Avail is building a community of responsible landlords and tenants by providing them with education, end-to-end tools, such as tenant screening, and customer service to support them in their rental experience.

In this guest post, Co-founder and CTO Laurence Jankelow talks about how the Avail team went from pulling in different directions to uniting behind key KPIs and how that focus allowed them to scale.

Rentalutions_team_TV_dashboard

We had just raised two million dollars in a VC-backed seed round. My co-founder, Ryan, and I were sitting across from our new investors in our first board meeting. Their first question was, “How many landlords are using your software now?”. Without thought, we replied “50,000 landlords”, the number of landlords signed up to-date.

And then the follow-up question: “No, how many landlords are using your software? Active landlords”.

I gave Ryan a look, our eyebrows raised. Were they asking how many landlords had added properties to our system, how many published a vacant property listing or how many were collecting rent through the system? Although we had all those numbers, we had never really considered which would be considered an ‘active landlord’ so I went back to our team to find out what they considered was the definition of an active landlord.

Ryan said, "Someone who is generating revenue". Christine, our Community Manager, said, "Someone who has successfully on-boarded their tenant". Patrick, our User Experience Designer, said, "Someone who has received consecutive months of rent payments".

It seemed we had a bit of a disagreement.

Lack of focus around KPIs

Different team members were focusing on too many different Key Performance Indicators (KPIs):

  • Our CEO, board, and investors focused on revenue growth.
  • Customer Support watched for customers listing their properties for the first time or screening their first tenants.
  • Engineering concentrated on getting customers to log in month-over-month.
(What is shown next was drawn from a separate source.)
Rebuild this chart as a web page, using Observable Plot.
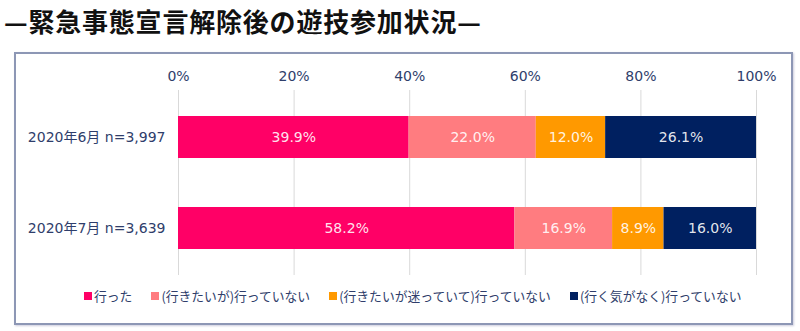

As a result, all teams were pulling in different directions.

KPIs calculated differently across teams

As time went on, I also noticed discrepancies between how numbers for the same KPI were being calculated and discussed. Kyle, our Lead Engineer, and Patrick would both measure engagement rate but had different numbers and methodologies for calculating the rate – Patrick was using Mixpanel to track engagement and Kyle pulled the information directly from the database.

Database

This led to doubt about our data and several occasions of us scrambling to reconcile two different data sources and formulas.

Figuring out the KPIs that matter

First, we needed to know which KPIs mattered. After all, if we weren’t focusing on the right KPIs, how could we improve the business?

We knew from reading lean methodology books, particularly The Four Steps to the Epiphany: Successful Strategies for Products that Win, that startups go through several phases and each phase has a set of KPIs that are relevant.

The_Four_Stages_to_the_Epiphany
The four steps to the epiphany.

We completed the Minimum Viable Product (MVP) and Product-Market Fit stages and were entering the Scaling stage so KPIs to help us understand scalability were really important.

We held several meetings, which were initially just for the founders but then grew to include the whole team. Many discussions took place in our monthly HSIOW (Holy Smokes, It’s Only Wednesday) meeting. In these meetings, we talk about each team’s strategy and discuss how we’re doing. When we discussed which KPIs were important, it was a collaborative conversation with several back-and-forths.

Ultimately, we decided the important KPIs for proving scalability were Signup Rate, Activation Rate, Average Revenue per User, and Cost per Acquisition.

There were also some vanity KPIs we needed to remove. For example, we stopped paying attention to the number of people on the website at any given moment.

After nailing down the KPIs, we needed an accurate way to define and calculate each KPI. For us, this meant relying on events being captured in our system and making sure they were reflected properly in Mixpanel.

Next, we needed our team to see these numbers every day, updated in real time because, you know – in sight, in mind!

Keeping KPIs front and center

Geckoboard lets us create live dashboards that hook into our existing data sources. We can stream our live dashboards directly to our central TV that everyone in the office can see.

We started by hooking Geckoboard up to Google Analytics and Mixpanel, showing our 14-day trailing activation and engagement rates and more.

Even on day one of displaying our KPIs, I noticed it sparked conversation. Questions started emerging about how things were being calculated, which pushed us in the right direction of tweaking those calculations to be the most fitting for our goals. A week into it, I heard comments like, ‘Patrick, good job on re-designing Onboarding, I noticed our Activation Rate is up!’ It got the office talking and it kept us focused, too.

‘Are we moving toward our prioritized goals?’ has become a common question during our sprint meetings, which then immediately turns heads toward our Geckoboard livestream.

The Results

Two things happened for us: We now pay a lot more attention to our goals and we all agree on how these goals are being calculated and measured. This has people in the office excited and talking but also has tangible effects for us:

  • Activation Rate increased 40% because everyone on the team could talk about what levers can be pulled.
  • Engagement Rate more than doubled for the same reason as above.
  • Motivation and collaboration spiked in the office.

Our team rallies around these numbers – we’re curious what impacts them and we’re driven to improve them. The dashboards help us keep on top of what’s going on, always.